Directions for this task: Find every line with "matplotlib" in it, then report how many there are and nothing more.

Given information:
[start]

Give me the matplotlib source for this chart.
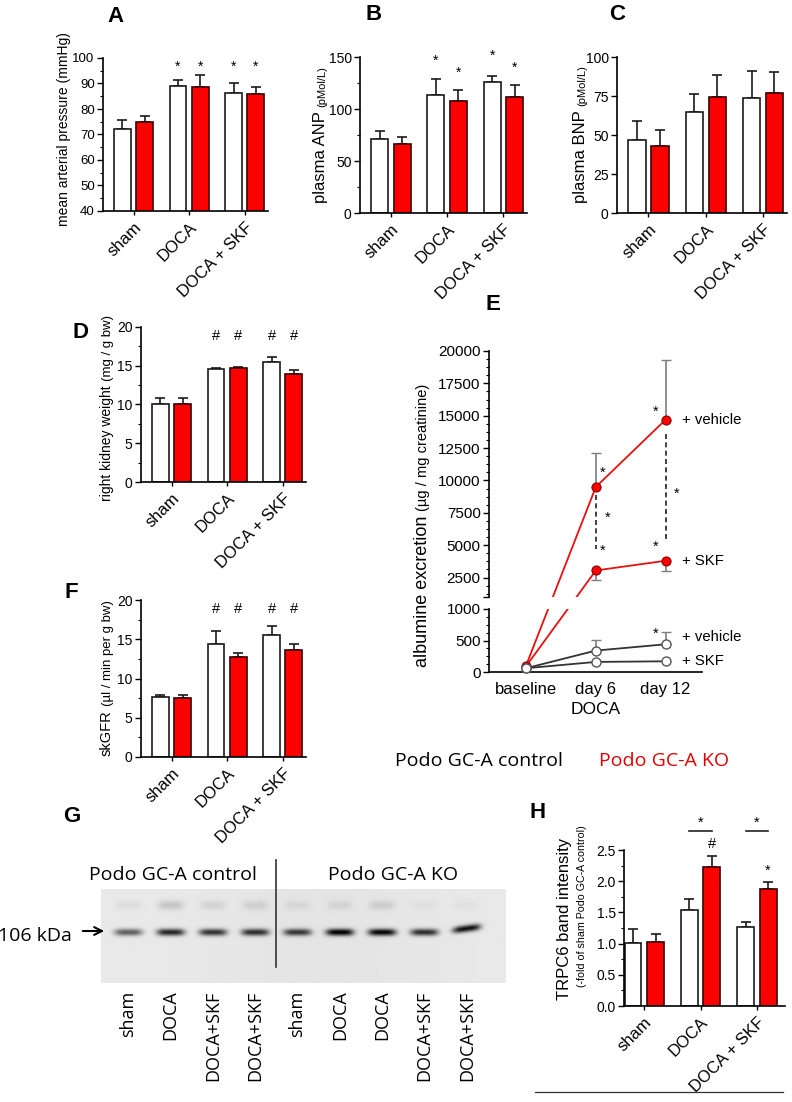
import numpy as np
import matplotlib
matplotlib.use("Agg")
import matplotlib.pyplot as plt
from matplotlib.ticker import MultipleLocator, FormatStrFormatter
from matplotlib.lines import Line2D
from matplotlib.text import Annotation
from matplotlib.patches import FancyArrowPatch

plt.rcParams['font.family'] = ['Liberation Sans', 'DejaVu Sans']

# ---- data ----
groups = ["sham", "DOCA", "DOCA + SKF"]

map_ctrl = [72.0, 89.0, 86.3]
map_ctrl_err = [3.5, 2.2, 3.8]
map_ko = [74.8, 88.5, 85.8]
map_ko_err = [2.3, 4.8, 3.0]

anp_ctrl = [71, 113, 126]
anp_ctrl_err = [8, 16, 6]
anp_ko = [66, 108, 112]
anp_ko_err = [7, 10, 11]

bnp_ctrl = [47, 65, 73.5]
bnp_ctrl_err = [12, 11, 17.5]
bnp_ko = [43, 74.5, 77]
bnp_ko_err = [10, 14, 13.5]

kw_ctrl = [10.1, 14.6, 15.5]
kw_ctrl_err = [0.7, 0.15, 0.6]
kw_ko = [10.1, 14.65, 13.9]
kw_ko_err = [0.7, 0.25, 0.5]

gfr_ctrl = [7.7, 14.4, 15.6]
gfr_ctrl_err = [0.2, 1.6, 1.1]
gfr_ko = [7.5, 12.8, 13.6]
gfr_ko_err = [0.4, 0.5, 0.8]

trpc_ctrl = [1.01, 1.54, 1.27]
trpc_ctrl_err = [0.23, 0.18, 0.07]
trpc_ko = [1.03, 2.23, 1.88]
trpc_ko_err = [0.12, 0.18, 0.11]

# albuminuria (panel E)
days = ["baseline", "day 6", "day 12"]
ko_vehicle = [100, 9500, 14700]
ko_vehicle_err = [0, 2600, 4600]
ko_skf = [90, 3050, 3800]
ko_skf_err = [0, 750, 800]
ctrl_vehicle = [60, 340, 440]
ctrl_vehicle_err = [0, 170, 190]
ctrl_skf = [60, 160, 170]

# western blot (panel G)
lane_labels = ["sham", "DOCA", "DOCA+SKF", "DOCA+SKF", "sham",
               "DOCA", "DOCA", "DOCA+SKF", "DOCA+SKF"]
band_level = [0.55, 0.78, 0.72, 0.74, 0.70, 0.92, 0.90, 0.74, 0.85]
band_upper = [0.05, 0.14, 0.08, 0.09, 0.06, 0.07, 0.10, 0.03, 0.03]

RED = "#ff0000"
FW, FH = 792, 1102
fig = plt.figure(figsize=(FW / 100, FH / 100), dpi=100)


def fx(px):
    return px / FW


def fy(py):
    return 1 - py / FH


def add_ax(l, t, r, b):
    return fig.add_axes([fx(l), fy(b), (r - l) / FW, (b - t) / FH])


def style_ax(ax, ysize=10):
    for s in ["top", "right"]:
        ax.spines[s].set_visible(False)
    for s in ["left", "bottom"]:
        ax.spines[s].set_linewidth(1.2)
    ax.tick_params(axis="y", which="major", length=4, width=1, labelsize=ysize, pad=2)
    ax.tick_params(axis="y", which="minor", length=2.5, width=0.8)
    ax.tick_params(axis="x", length=3, width=1)


def bar_panel(ax, ctrl, ctrl_err, ko, ko_err, ylim, major, minor, xlim=(-0.55, 2.42)):
    x = np.arange(len(groups))
    ax.bar(x - 0.2, ctrl, 0.3, color="white", edgecolor="#1a1a1a", lw=1.2, zorder=2)
    ax.bar(x + 0.2, ko, 0.3, color=RED, edgecolor="#3a0000", lw=1.2, zorder=2)
    ax.errorbar(x - 0.2, ctrl, yerr=[np.zeros(3), ctrl_err], fmt="none",
                ecolor="#1a1a1a", elinewidth=1.2, capsize=3.5, capthick=1.2, zorder=1)
    ax.errorbar(x + 0.2, ko, yerr=[np.zeros(3), ko_err], fmt="none",
                ecolor="#1a1a1a", elinewidth=1.2, capsize=3.5, capthick=1.2, zorder=1)
    ax.set_xlim(*xlim)
    ax.set_ylim(*ylim)
    ax.yaxis.set_major_locator(MultipleLocator(major))
    ax.yaxis.set_minor_locator(MultipleLocator(minor))
    ax.set_xticks(x)
    ax.set_xticklabels(groups, rotation=45, ha="right", rotation_mode="anchor", fontsize=12)
    style_ax(ax)


def split_label(x, ybot, main, small, main_size=10.5, small_size=8.5):
    t = fig.text(fx(x), fy(ybot), main, rotation=90, ha="center", va="bottom",
                 fontsize=main_size)
    ann = Annotation(small, xy=(0.5, 1), xycoords=t, xytext=(0.8, 3),
                     textcoords="offset points", rotation=90, ha="center",
                     va="bottom", fontsize=small_size, annotation_clip=False)
    fig.add_artist(ann)
    return t, ann


def letter(x, y, s):
    fig.text(fx(x), fy(y), s, fontsize=16, fontweight="bold", ha="center", va="center")


# ---- A ----
axA = add_ax(103, 58, 268, 211)
bar_panel(axA, map_ctrl, map_ctrl_err, map_ko, map_ko_err, (40, 100), 10, 5)
axA.tick_params(axis="y", labelsize=9.5)
for g in [1, 2]:
    for off in (-0.2, 0.2):
        axA.text(g + off, 96.5, "*", ha="center", va="center", fontsize=10)
fig.text(fx(64), fy(129), "mean arterial pressure (mmHg)", rotation=90,
         ha="center", va="center", fontsize=10)
letter(115, 16, "A")

# ---- B ----
axB = add_ax(360, 57, 527, 213)
bar_panel(axB, anp_ctrl, anp_ctrl_err, anp_ko, anp_ko_err, (0, 150), 50, 25)
for g, off, yv in [(1, -0.2, 146), (1, 0.2, 135), (2, -0.2, 151), (2, 0.2, 140)]:
    axB.text(g + off, yv, "*", ha="center", va="center", fontsize=10)
split_label(321, 203, "plasma ANP", "(pMol/L)", 12, 8)
letter(374, 15, "B")

# ---- C ----
axC = add_ax(617, 57, 787, 213)
bar_panel(axC, bnp_ctrl, bnp_ctrl_err, bnp_ko, bnp_ko_err, (0, 100), 25, 25)
split_label(581, 203, "plasma BNP", "(pMol/L)", 12, 8)
letter(617, 15, "C")

# ---- D ----
axD = add_ax(141, 327, 306, 482)
bar_panel(axD, kw_ctrl, kw_ctrl_err, kw_ko, kw_ko_err, (0, 20), 5, 2.5)
for g in [1, 2]:
    for off in (-0.2, 0.2):
        axD.text(g + off, 18.8, "#", ha="center", va="center", fontsize=10.5)
split_label(107, 501, "right kidney weight", "(mg / g bw)", 10, 9.5)
letter(81, 333, "D")

# ---- F ----
axF = add_ax(141, 600, 306, 757)
bar_panel(axF, gfr_ctrl, gfr_ctrl_err, gfr_ko, gfr_ko_err, (0, 20), 5, 2.5)
for g in [1, 2]:
    for off in (-0.2, 0.2):
        axF.text(g + off, 18.9, "#", ha="center", va="center", fontsize=10.5)
split_label(107, 756, "skGFR", "(\u00b5l / min per g bw)", 10.5, 9.5)
letter(71, 592, "F")

# ---- E ----
axEt = add_ax(489, 351, 702, 597)
axEb = add_ax(489, 609, 702, 672)
xd = np.arange(len(days))
for ax in (axEt, axEb):
    ax.set_xlim(-0.53, 2.52)
    style_ax(ax, ysize=11)
axEt.set_ylim(1000, 20000)
axEb.set_ylim(0, 1000)
axEt.spines["bottom"].set_visible(False)
axEt.set_xticks([])
axEt.set_yticks([1000, 2500, 5000, 7500, 10000, 12500, 15000, 17500, 20000])
axEt.set_yticklabels(["", "2500", "5000", "7500", "10000", "12500", "15000", "17500", "20000"])
axEt.yaxis.set_minor_locator(MultipleLocator(625))
axEb.set_yticks([0, 500, 1000])
axEb.yaxis.set_minor_locator(MultipleLocator(125))
axEb.set_xticks(xd)
axEb.set_xticklabels(days, fontsize=12)
axEb.tick_params(axis="x", length=0, pad=7)
axEb.set_xlabel("DOCA", fontsize=12.5, labelpad=4)

red_kw = dict(color="#e81010", lw=1.3)
red_mk = dict(marker="o", ms=6.5, mfc=RED, mec="#8a0000", mew=0.8, ls="none")
open_mk = dict(marker="o", ms=6.5, mfc="white", mec="#555555", mew=1.0, ls="none")


def to_ax(src, dst, x, y):
    pt = src.transData.transform((x, y))
    return dst.transData.inverted().transform(pt)


for series in (ko_vehicle, ko_skf):
    # baseline (lower axis) to day 6 (upper axis), clipped at the break
    b_up = to_ax(axEb, axEt, xd[0], series[0])
    d6_lo = to_ax(axEt, axEb, xd[1], series[1])
    axEt.plot([b_up[0], xd[1], xd[2]], [b_up[1], series[1], series[2]], zorder=3, **red_kw)
    axEb.plot([xd[0], d6_lo[0]], [series[0], d6_lo[1]], zorder=3, **red_kw)

axEt.errorbar(xd[1:], ko_vehicle[1:], yerr=[[0, 0], ko_vehicle_err[1:]], fmt="none",
              ecolor="#7f7f7f", elinewidth=1.2, capsize=3.5, zorder=2)
axEt.errorbar(xd[1:], ko_skf[1:], yerr=[ko_skf_err[1:], [0, 0]], fmt="none",
              ecolor="#7f7f7f", elinewidth=1.2, capsize=3.5, zorder=2)
axEt.plot(xd[1:], ko_vehicle[1:], zorder=4, **red_mk)
axEt.plot(xd[1:], ko_skf[1:], zorder=4, **red_mk)

axEb.plot(xd, ctrl_vehicle, color="#333333", lw=1.3, zorder=2)
axEb.plot(xd, ctrl_skf, color="#333333", lw=1.3, zorder=2)
axEb.errorbar(xd[1:], ctrl_vehicle[1:], yerr=[[0, 0], ctrl_vehicle_err[1:]], fmt="none",
              ecolor="#7f7f7f", elinewidth=1.2, capsize=3.5, zorder=1)
axEb.plot([xd[0]], [ko_vehicle[0]], zorder=4, clip_on=False, **red_mk)
axEb.plot(xd, ctrl_vehicle, zorder=5, clip_on=False, **open_mk)
axEb.plot(xd, ctrl_skf, zorder=5, clip_on=False, **open_mk)

# significance marks
axEt.plot([xd[1], xd[1]], [8860, 4700], ls=(0, (3, 2)), color="#222222", lw=1.2)
axEt.plot([xd[2], xd[2]], [13600, 5450], ls=(0, (3, 2)), color="#222222", lw=1.2)
for xv, yv in [(1.09, 10600), (1.17, 7150), (1.1, 4550), (1.86, 15300), (2.16, 8950), (1.86, 4850)]:
    axEt.text(xv, yv, "*", ha="center", va="center", fontsize=10.5)
axEb.text(1.86, 600, "*", ha="center", va="center", fontsize=10.5)

for ax, yv, s in [(axEt, ko_vehicle[2], "+ vehicle"), (axEt, ko_skf[2], "+ SKF"),
                  (axEb, 560, "+ vehicle"), (axEb, 180, "+ SKF")]:
    ax.text(2.24, yv, s, ha="left", va="center", fontsize=10.7, clip_on=False)

split_label(422, 667, "albumine excretion", "(\u00b5g / mg creatinine)", 13, 10.5)
letter(493, 304, "E")

fig.text(fx(563), fy(761), "Podo GC-A control", ha="right", va="center",
         fontsize=14, family="Open Sans")
fig.text(fx(599), fy(761), "Podo GC-A KO", ha="left", va="center",
         fontsize=14, family="Open Sans", color="#e00000")

# ---- G (western blot) ----
axG = add_ax(101, 889, 506, 983)
xs = np.linspace(-0.64, 8.92, 480)
ys = np.linspace(0, 1, 120)
XX, YY = np.meshgrid(xs, ys)
img = np.full(XX.shape, 0.915)
img -= 0.02 * np.exp(-((XX - 4.6) / 3.0) ** 2)
for i, (lv, up) in enumerate(zip(band_level, band_upper)):
    tilt = -0.06 if i == 8 else 0.0
    yc = 0.46 + tilt * (XX - i) + (-0.04 if i == 8 else 0.0)
    img -= lv * np.exp(-np.abs((XX - i) / 0.33) ** 4) * np.exp(-((YY - yc) / 0.037) ** 2)
    img -= up * np.exp(-np.abs((XX - i) / 0.3) ** 4) * np.exp(-((YY - 0.17) / 0.05) ** 2)
axG.imshow(np.clip(img, 0, 1), cmap="gray", vmin=0, vmax=1, aspect="auto",
           extent=(-0.64, 8.92, 1, 0), interpolation="bilinear")
axG.set_xlim(-0.64, 8.92)
axG.set_ylim(1, 0)
axG.axis("off")
axG.axvline(3.5, ymin=0.17, ymax=1.31, color="#333333", lw=1.2, clip_on=False)
axG.text(1.05, -0.15, "Podo GC-A control", ha="center", va="center",
         fontsize=14, family="Open Sans")
axG.text(6.26, -0.15, "Podo GC-A KO", ha="center", va="center",
         fontsize=14, family="Open Sans")
for i, lab in enumerate(lane_labels):
    axG.text(i, 1.08, lab, rotation=90, ha="center", va="top",
             fontsize=13, family="Open Sans")
fig.text(fx(35), fy(936), "106 kDa", ha="center", va="center", fontsize=14, family="Open Sans")
fig.add_artist(FancyArrowPatch((fx(80), fy(931)), (fx(107), fy(931)),
               transform=fig.transFigure, arrowstyle="->", mutation_scale=14, lw=1.5,
               color="k"))
letter(72, 817, "G")

# ---- H ----
axH = add_ax(624, 850, 785, 1006)
bar_panel(axH, trpc_ctrl, trpc_ctrl_err, trpc_ko, trpc_ko_err, (0, 2.5), 0.5, 0.25,
          xlim=(-0.36, 2.5))
axH.yaxis.set_major_formatter(FormatStrFormatter("%.1f"))
axH.text(1.2, 2.6, "#", ha="center", va="center", fontsize=10.5)
axH.text(2.2, 2.16, "*", ha="center", va="center", fontsize=10.5)
for g in [1, 2]:
    axH.plot([g - 0.2, g + 0.2], [2.8, 2.8], color="#222222", lw=1.2, clip_on=False)
    axH.text(g, 2.93, "*", ha="center", va="center", fontsize=10.5)
fig.text(fx(564), fy(919), "TRPC6 band intensity", rotation=90, ha="center",
         va="center", fontsize=12)
fig.text(fx(582), fy(906), "(-fold of sham Podo GC-A control)", rotation=90,
         ha="center", va="center", fontsize=7.7)
fig.add_artist(Line2D([fx(535), fx(783)], [fy(1092), fy(1092)],
                      transform=fig.transFigure, color="#333333", lw=0.9))
letter(538, 812, "H")

fig.savefig("out.png", dpi=100)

[end]

Correct result: 8